À terme, plus d’un millier de communardes rejoindront l’Union des femmes. Dmitrieff enquête sur les compétences des travailleuses parisiennes, les marchés qui leur sont attribués et élabore des plans pour les aider à trouver du travail. Elle forme des sous-comités destinés à créer dans toute la ville des coopératives autogérées par des travailleuses. Ces comités incluent des commissions responsables des achats, de la comptabilité et de l’encaissement, ainsi que de la recherche de bâtiments vides. Les derniers jours de la Commune, le comité exécutif de l’Union des femmes propose la formation d’une chambre fédérée de travailleuses, une association à l’échelle de la ville qui compterait des représentantes de toutes les branches, pour une coopération et un soutien mutuels. En seulement quelques semaines, Dmitrieff a su créer un programme extrêmement détaillé, clair, structuré et pragmatique, qui a permis de fonder des associations d’ateliers contrôlés par les travailleuses elles-mêmes, s’appuyant sur les compétences de ces femmes, les ressources nécessaires à leur emploi et les besoins du marché.
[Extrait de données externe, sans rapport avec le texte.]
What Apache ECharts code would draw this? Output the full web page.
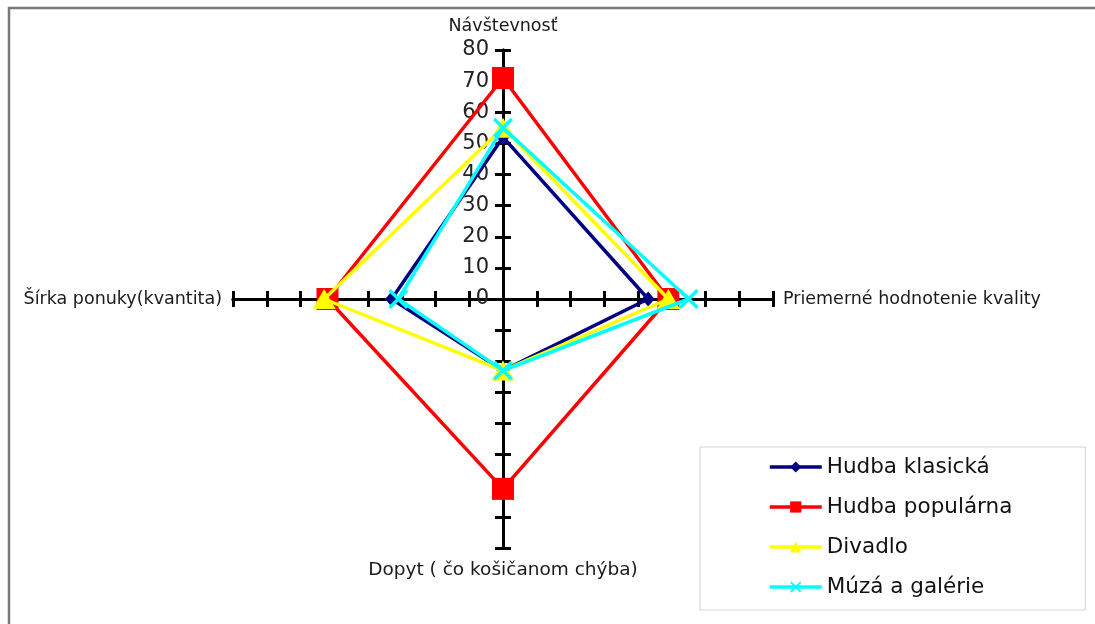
<!DOCTYPE html>
<html><head><meta charset="utf-8">
<script src="https://cdn.jsdelivr.net/npm/echarts@6.0.0/dist/echarts.min.js"></script>
<style>html,body{margin:0;padding:0;background:#fff}#c{width:1095px;height:624px}</style>
</head><body><div id="c"></div>
<script>
// Radar categories (clockwise from top)
const categories = ['Návštevnosť', 'Priemerné hodnotenie kvality', 'Dopyt ( čo košičanom chýba)', 'Šírka ponuky(kvantita)'];
const seriesNames = ['Hudba klasická', 'Hudba populárna', 'Divadlo', 'Múzá a galérie'];
const hudbaKlasicka = [52, 43, 23, 33];
const hudbaPopularna = [71, 49, 61, 52];
const divadlo = [55, 49, 23, 53];
const muzaGalerie = [55, 55, 23, 31];
const tickLabels = [0, 10, 20, 30, 40, 50, 60, 70, 80];

const FONT = 'DejaVu Sans';
const maxV = tickLabels[tickLabels.length - 1];
const step = tickLabels[1] - tickLabels[0];

const GRID = { left: 233, right: 322, top: 50, bottom: 76 };
const halfW = (1095 - GRID.left - GRID.right) / 2;

// four radar spokes: up, right, down, left
const dirs = [[0, 1], [1, 0], [0, -1], [-1, 0]];
function toPoints(vals) {
  const pts = vals.map((v, i) => ({ value: [dirs[i][0] * v, dirs[i][1] * v], name: categories[i] }));
  pts.push({ value: pts[0].value.slice(), symbol: 'none' });
  return pts;
}

const xShape = 'path://M0,1.2L1.2,0L5,3.8L8.8,0L10,1.2L6.2,5L10,8.8L8.8,10L5,6.2L1.2,10L0,8.8L3.8,5Z';
const styles = [
  { color: '#000080', symbol: 'diamond', size: [13, 15] },
  { color: '#FF0000', symbol: 'rect', size: 22 },
  { color: '#FFFF00', symbol: 'triangle', size: [23, 20] },
  { color: '#00FFFF', symbol: xShape, size: 20 }
];
const allData = [hudbaKlasicka, hudbaPopularna, divadlo, muzaGalerie];

const axisLine = { onZero: true, lineStyle: { color: '#000', width: 3 } };
const axisTick = { show: true, length: 8, lineStyle: { color: '#000', width: 3 } };
const nameStyle = { fontFamily: FONT, fontSize: 17.5, color: '#1a1a1a' };
const common = { type: 'value', min: -maxV, max: maxV, interval: step, splitLine: { show: false } };

const chart = echarts.init(document.getElementById('c'));
chart.setOption({
  animation: false,
  backgroundColor: '#fff',
  grid: Object.assign({ containLabel: false, outerBoundsMode: 'none' }, GRID),
  xAxis: [
    Object.assign({}, common, { position: 'bottom', axisLine: axisLine, axisTick: axisTick, axisLabel: { show: false },
      name: categories[1], nameLocation: 'end', nameGap: 10, nameTextStyle: nameStyle }),
    Object.assign({}, common, { position: 'top', axisLine: Object.assign({ onZeroAxisIndex: 0 }, axisLine), axisTick: axisTick, axisLabel: { show: false },
      name: categories[3], nameLocation: 'start', nameGap: 11, nameTextStyle: nameStyle })
  ],
  yAxis: [
    Object.assign({}, common, { position: 'left', axisLine: axisLine, axisTick: axisTick,
      axisLabel: { show: true, margin: 14 - halfW, fontFamily: FONT, fontSize: 21, color: '#222',
        formatter: v => (v >= 0 ? String(v) : '') },
      name: categories[0], nameLocation: 'end', nameGap: 15, nameTextStyle: nameStyle }),
    Object.assign({}, common, { position: 'right', axisLine: Object.assign({ onZeroAxisIndex: 0 }, axisLine), axisTick: axisTick, axisLabel: { show: false },
      name: categories[2], nameLocation: 'start', nameGap: 13, nameTextStyle: Object.assign({}, nameStyle, { fontSize: 18.5 }) })
  ],
  legend: {
    orient: 'vertical', left: 700, top: 447,
    padding: [9, 73, 12, 68], itemGap: 18, itemWidth: 52, itemHeight: 14,
    borderColor: '#d4d4d4', borderWidth: 1,
    lineStyle: { width: 3.5 },
    textStyle: { fontFamily: FONT, fontSize: 21.5, color: '#111' },
    data: seriesNames
  },
  graphic: [{
    type: 'rect', shape: { x: 9, y: 8, width: 1200, height: 800 },
    style: { fill: 'none', stroke: '#7a7a7a', lineWidth: 2.5 }, silent: true
  }],
  series: allData.map((vals, i) => ({
    type: 'line', name: seriesNames[i], xAxisIndex: 0, yAxisIndex: 0,
    data: toPoints(vals),
    symbol: styles[i].symbol, symbolSize: styles[i].size, showAllSymbol: true,
    lineStyle: { color: styles[i].color, width: 3.5 },
    itemStyle: { color: styles[i].color, borderWidth: 0 },
    z: 3 + i, clip: false
  }))
});
</script></body></html>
La Commune, naissance d’un monde nouveau
« Tandis que les troupes versaillaises envahissent Paris, Dmitrieff publie son dernier message :
Rassemblez toutes les femmes et le Comité lui-même et venez immédiatement pour aller aux barricades !»
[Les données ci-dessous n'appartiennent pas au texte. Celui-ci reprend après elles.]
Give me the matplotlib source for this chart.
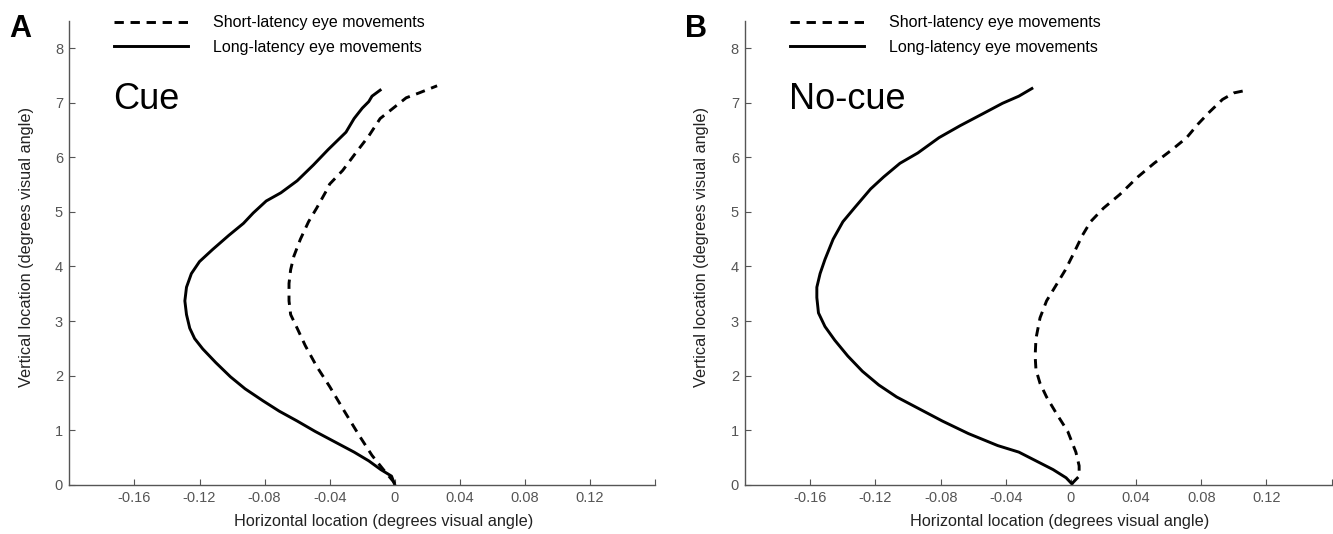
import matplotlib
matplotlib.use('Agg')
import matplotlib.pyplot as plt
import numpy as np

plt.rcParams['font.family'] = ['Liberation Sans', 'DejaVu Sans']

# panel A (cue) - traces
cue_long_x = [0.0, -0.002, -0.0086, -0.016, -0.025, -0.037, -0.049, -0.060, -0.071, -0.081,
              -0.092, -0.101, -0.110, -0.118, -0.123, -0.126, -0.128, -0.129, -0.128, -0.125,
              -0.120, -0.112, -0.102, -0.093, -0.087, -0.079, -0.070, -0.060, -0.050, -0.041,
              -0.030, -0.025, -0.020, -0.016, -0.014, -0.009]
cue_long_y = [0.0, 0.16, 0.28, 0.44, 0.60, 0.79, 0.98, 1.17, 1.35, 1.54,
              1.76, 1.98, 2.24, 2.49, 2.68, 2.87, 3.12, 3.37, 3.62, 3.87,
              4.09, 4.31, 4.57, 4.79, 4.98, 5.20, 5.35, 5.57, 5.86, 6.14,
              6.46, 6.71, 6.90, 7.02, 7.12, 7.23]
cue_short_x = [0.0, -0.007, -0.014, -0.022, -0.031, -0.040, -0.048, -0.055, -0.060, -0.064,
               -0.065, -0.065, -0.064, -0.062, -0.058, -0.053, -0.048, -0.042, -0.040, -0.032,
               -0.024, -0.016, -0.009, -0.001, 0.007, 0.015, 0.026]
cue_short_y = [0.03, 0.28, 0.54, 0.91, 1.35, 1.80, 2.17, 2.55, 2.87, 3.12,
               3.37, 3.69, 3.94, 4.19, 4.50, 4.82, 5.07, 5.39, 5.51, 5.76,
               6.08, 6.39, 6.71, 6.90, 7.09, 7.18, 7.31]

# panel B (no-cue)
nocue_long_x = [0.0005, -0.003, -0.011, -0.0215, -0.032, -0.045, -0.063, -0.079, -0.093, -0.107,
                -0.118, -0.128, -0.137, -0.145, -0.151, -0.155, -0.156, -0.156, -0.154, -0.151,
                -0.146, -0.140, -0.133, -0.123, -0.115, -0.105, -0.094, -0.081, -0.068, -0.054,
                -0.042, -0.032, -0.024]
nocue_long_y = [0.02, 0.13, 0.28, 0.44, 0.60, 0.72, 0.94, 1.17, 1.39, 1.61,
                1.83, 2.08, 2.36, 2.65, 2.90, 3.15, 3.43, 3.62, 3.87, 4.13,
                4.50, 4.82, 5.07, 5.42, 5.64, 5.89, 6.08, 6.36, 6.58, 6.80,
                6.99, 7.12, 7.26]
nocue_short_x = [0.0005, 0.005, 0.005, 0.003, -0.002, -0.0086, -0.015, -0.019, -0.0215, -0.022,
                 -0.0215, -0.019, -0.015, -0.0099, -0.0034, 0.0018, 0.007, 0.012, 0.020, 0.030,
                 0.041, 0.051, 0.062, 0.071, 0.078, 0.085, 0.093, 0.100, 0.108]
nocue_short_y = [0.02, 0.16, 0.35, 0.60, 0.98, 1.29, 1.61, 1.86, 2.11, 2.36,
                 2.68, 3.06, 3.37, 3.62, 3.94, 4.25, 4.57, 4.82, 5.07, 5.32,
                 5.64, 5.89, 6.14, 6.36, 6.61, 6.83, 7.06, 7.18, 7.23]

xticks = [-0.16, -0.12, -0.08, -0.04, 0, 0.04, 0.08, 0.12, 0.16]
xticklabels = ['-0.16', '-0.12', '-0.08', '-0.04', '0', '0.04', '0.08', '0.12', '']
yticks = [0, 1, 2, 3, 4, 5, 6, 7, 8]

legend_labels = ['Short-latency eye movements', 'Long-latency eye movements']

fig = plt.figure(figsize=(13.33, 5.34), dpi=100)
axA = fig.add_axes([0.052, 0.092, 0.4395, 0.869])
axB = fig.add_axes([0.559, 0.092, 0.440, 0.869])

panels = [
  (axA, cue_short_x, cue_short_y, cue_long_x, cue_long_y, 'Cue', 'A', 0.007),
  (axB, nocue_short_x, nocue_short_y, nocue_long_x, nocue_long_y, 'No-cue', 'B', 0.514),
]

for ax, sx, sy, lx, ly, name, letter, lx_fig in panels:
  ax.plot(sx, sy, color='black', lw=2.1, ls=(0, (3.2, 2.3)), label=legend_labels[0])
  ax.plot(lx, ly, color='black', lw=2.1, label=legend_labels[1])
  ax.set_xlim(-0.2, 0.16)
  ax.set_ylim(0, 8.5)
  ax.set_xticks(xticks)
  ax.set_xticklabels(xticklabels)
  ax.set_yticks(yticks)
  for side in ['top', 'right']:
    ax.spines[side].set_visible(False)
  for side in ['left', 'bottom']:
    ax.spines[side].set_color('#555555')
    ax.spines[side].set_linewidth(1.0)
  ax.tick_params(direction='in', length=4.3, width=0.8, color='#555555',
                 labelcolor='#555555', labelsize=10.5, pad=4.5)
  ax.set_xlabel('Horizontal location (degrees visual angle)', fontsize=11.7, color='#222222')
  ax.set_ylabel('Vertical location (degrees visual angle)', fontsize=11.7, color='#222222')
  ax.xaxis.set_label_coords(0.537, -0.062)
  ax.yaxis.set_label_coords(-0.061, 0.513)
  ax.text(0.075, 0.81, name, transform=ax.transAxes, fontsize=26, ha='left', va='baseline')
  ax.legend(loc='upper left', bbox_to_anchor=(0.077, 1.012), frameon=False, fontsize=11.5,
            handlelength=4.6, handletextpad=1.6, labelspacing=0.6, borderpad=0, borderaxespad=0)
  fig.text(lx_fig, 0.93, letter, fontsize=22, fontweight='bold', ha='left', va='baseline')

fig.savefig('out.png', dpi=100)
Tandis que les troupes versaillaises envahissent, bombardent et détruisent Paris durant ce qu’on appellera la « Semaine sanglante », Dmitrieff publie son dernier message à l’Union des femmes : « Rassemblez toutes les femmes et le Comité lui-même et venez immédiatement pour aller aux barricades ! » Blessée avec Frankel alors qu’ils combattent côte à côte sur une barricade, Dmitrieff sauve son camarade, plus gravement atteint. Puis, guéris de leurs blessures, cachés dans les abris de la capitale, les deux communards qui ont pour eux d’être polyglottes et instruits se glissent hors de la ville en se faisant passer pour un couple de bourgeois prussiens se rendant en Suisse en train. Quelques mois plus tard, Dmitrieff retourne en Russie et abandonne son nom de guerre. Élisabeth Dmitrieff a disparu. Veuve depuis peu, elle se remarie — cette fois par amour — et suit son mari en exil dans une prison sibérienne. Elle ne refera surface dans les archives que trente-cinq ans plus tard, travaillant comme journaliste à Saint-Pétersbourg. Entretemps, les détails de sa vie restent flous.
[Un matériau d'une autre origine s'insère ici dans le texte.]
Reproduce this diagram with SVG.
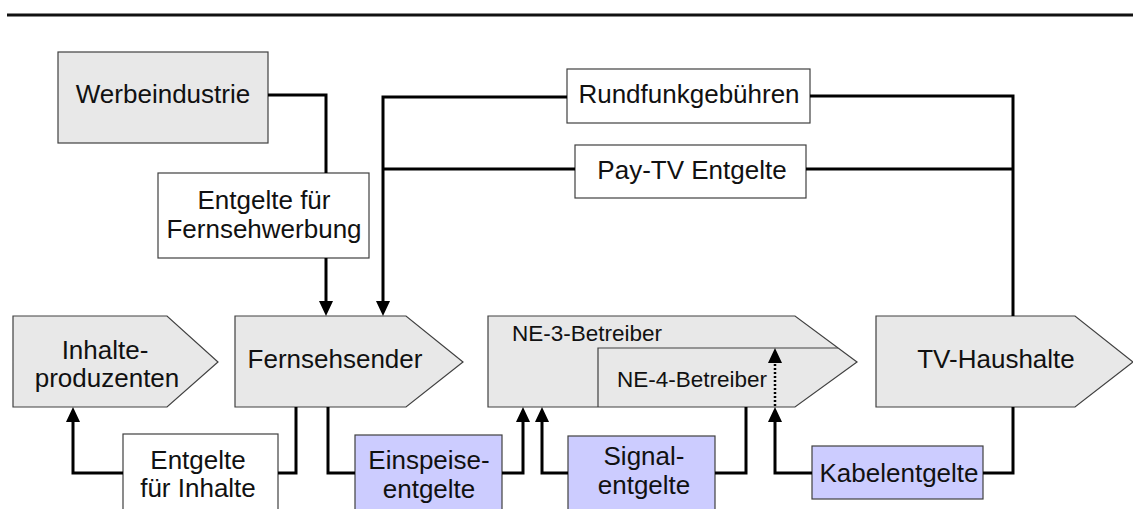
<svg xmlns="http://www.w3.org/2000/svg" width="1133" height="509" viewBox="0 0 1133 509">
<style>
.g{fill:#e8e8e8;stroke:#404040;stroke-width:1.2}
.w{fill:#ffffff;stroke:#404040;stroke-width:1.2}
.b{fill:#ccccff;stroke:#404040;stroke-width:1.2}
.t{font-family:"Liberation Sans",Arial,sans-serif;font-size:26px;fill:#111;text-anchor:middle}
.s{font-family:"Liberation Sans",Arial,sans-serif;font-size:22.5px;fill:#111}
.c{fill:none;stroke:#000;stroke-width:3}
.a{marker-end:url(#ah)}
.d{fill:none;stroke:#000;stroke-width:2.5;stroke-dasharray:2 2}
</style>
<defs>
<marker id="ah" viewBox="0 0 15 14" refX="7" refY="7" markerWidth="15" markerHeight="14" markerUnits="userSpaceOnUse" orient="auto">
<path d="M0,0 L15,7 L0,14 z" fill="#000"/>
</marker>
</defs>
<line x1="7" y1="15" x2="1133" y2="15" stroke="#111" stroke-width="3"/>
<g id="werbeindustrie">
<rect class="g" x="58" y="52" width="210" height="91"/>
<text class="t" x="163" y="103">Werbeindustrie</text>
</g>
<g id="entgelte-fernsehwerbung">
<rect class="w" x="158" y="173" width="211" height="85"/>
<text class="t" x="264" y="209">Entgelte für</text>
<text class="t" x="264" y="238">Fernsehwerbung</text>
</g>
<g id="rundfunkgebuehren">
<rect class="w" x="567" y="69" width="243" height="54"/>
<text class="t" x="689" y="103">Rundfunkgebühren</text>
</g>
<g id="paytv-entgelte">
<rect class="w" x="575" y="145" width="231" height="53"/>
<text class="t" x="692" y="179">Pay-TV Entgelte</text>
</g>
<g id="inhalteproduzenten">
<polygon class="g" points="13,316 167,316 218,362 167,407 13,407"/>
<text class="t" x="105" y="359">Inhalte-</text>
<text class="t" x="107" y="387">produzenten</text>
</g>
<g id="fernsehsender">
<polygon class="g" points="235,316 406,316 463,362 406,407 235,407"/>
<text class="t" x="335" y="368">Fernsehsender</text>
</g>
<g id="ne3-betreiber">
<polygon class="g" points="488,316 795,316 857,362 795,407 488,407"/>
<text class="s" x="512" y="341">NE-3-Betreiber</text>
</g>
<g id="ne4-betreiber">
<polyline fill="none" stroke="#404040" stroke-width="1.2" points="598,407 598,348 838,348"/>
<text class="s" x="617" y="387">NE-4-Betreiber</text>
</g>
<g id="tv-haushalte">
<polygon class="g" points="876,316 1075,316 1133,362 1075,407 876,407"/>
<text class="t" x="996" y="368">TV-Haushalte</text>
</g>
<g id="entgelte-inhalte">
<rect class="w" x="123" y="434" width="155" height="85"/>
<text class="t" x="198" y="469">Entgelte</text>
<text class="t" x="198" y="497">für Inhalte</text>
</g>
<g id="einspeiseentgelte">
<rect class="b" x="355" y="435" width="147" height="85"/>
<text class="t" x="429" y="469">Einspeise-</text>
<text class="t" x="429" y="498">entgelte</text>
</g>
<g id="signalentgelte">
<rect class="b" x="568" y="436" width="147" height="84"/>
<text class="t" x="644" y="465">Signal-</text>
<text class="t" x="644" y="494">entgelte</text>
</g>
<g id="kabelentgelte">
<rect class="b" x="812" y="446" width="171" height="53"/>
<text class="t" x="899" y="482">Kabelentgelte</text>
</g>
<g id="connectors">
<path class="c" d="M268,95 H326 V173"/>
<path class="c a" d="M326,258 V308"/>
<path class="c a" d="M567,97 H383 V308"/>
<path class="c" d="M575,169 H383"/>
<path class="c" d="M1013,316 V96 H810"/>
<path class="c" d="M1013,169 H806"/>
<path class="c" d="M296,407 V473 H278"/>
<path class="c a" d="M123,473 H73 V415"/>
<path class="c" d="M328,407 V473 H355"/>
<path class="c a" d="M502,473 H523 V415"/>
<path class="c" d="M746,407 V473 H715"/>
<path class="c a" d="M568,473 H542 V415"/>
<path class="c" d="M1013,407 V473 H983"/>
<path class="c a" d="M812,473 H775 V415"/>
<path class="d a" d="M775,406 V356"/>
</g>
</svg>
Âgée de 20 ans lors de la Commune de Paris, Dmitrieff aura développé et partiellement mis en œuvre un programme complexe, très élaboré, de réorganisation du travail des femmes parisiennes, s’efforçant d’améliorer le sort de celles qui subissent à la fois l’oppression capitaliste et patriarcale. Empruntant au populisme russe, au féminisme, au marxisme et au socialisme français, Dmitrieff est l’auteure d’une théorie politique qu’elle a constamment adaptée au contexte révolutionnaire, tout en posant les bases d’une pratique politique rationnelle et efficace — ceci dans un temps extrêmement court et dans des conditions extraordinaires. Car elle savait bien que si la théorie et la pratique féministes n’étaient pas partie prenante du monde nouveau qui émergeait alors, celui-ci échouerait à combattre les oppressions liées au genre, quand bien même l’exploitation de classe serait en partie éradiquée.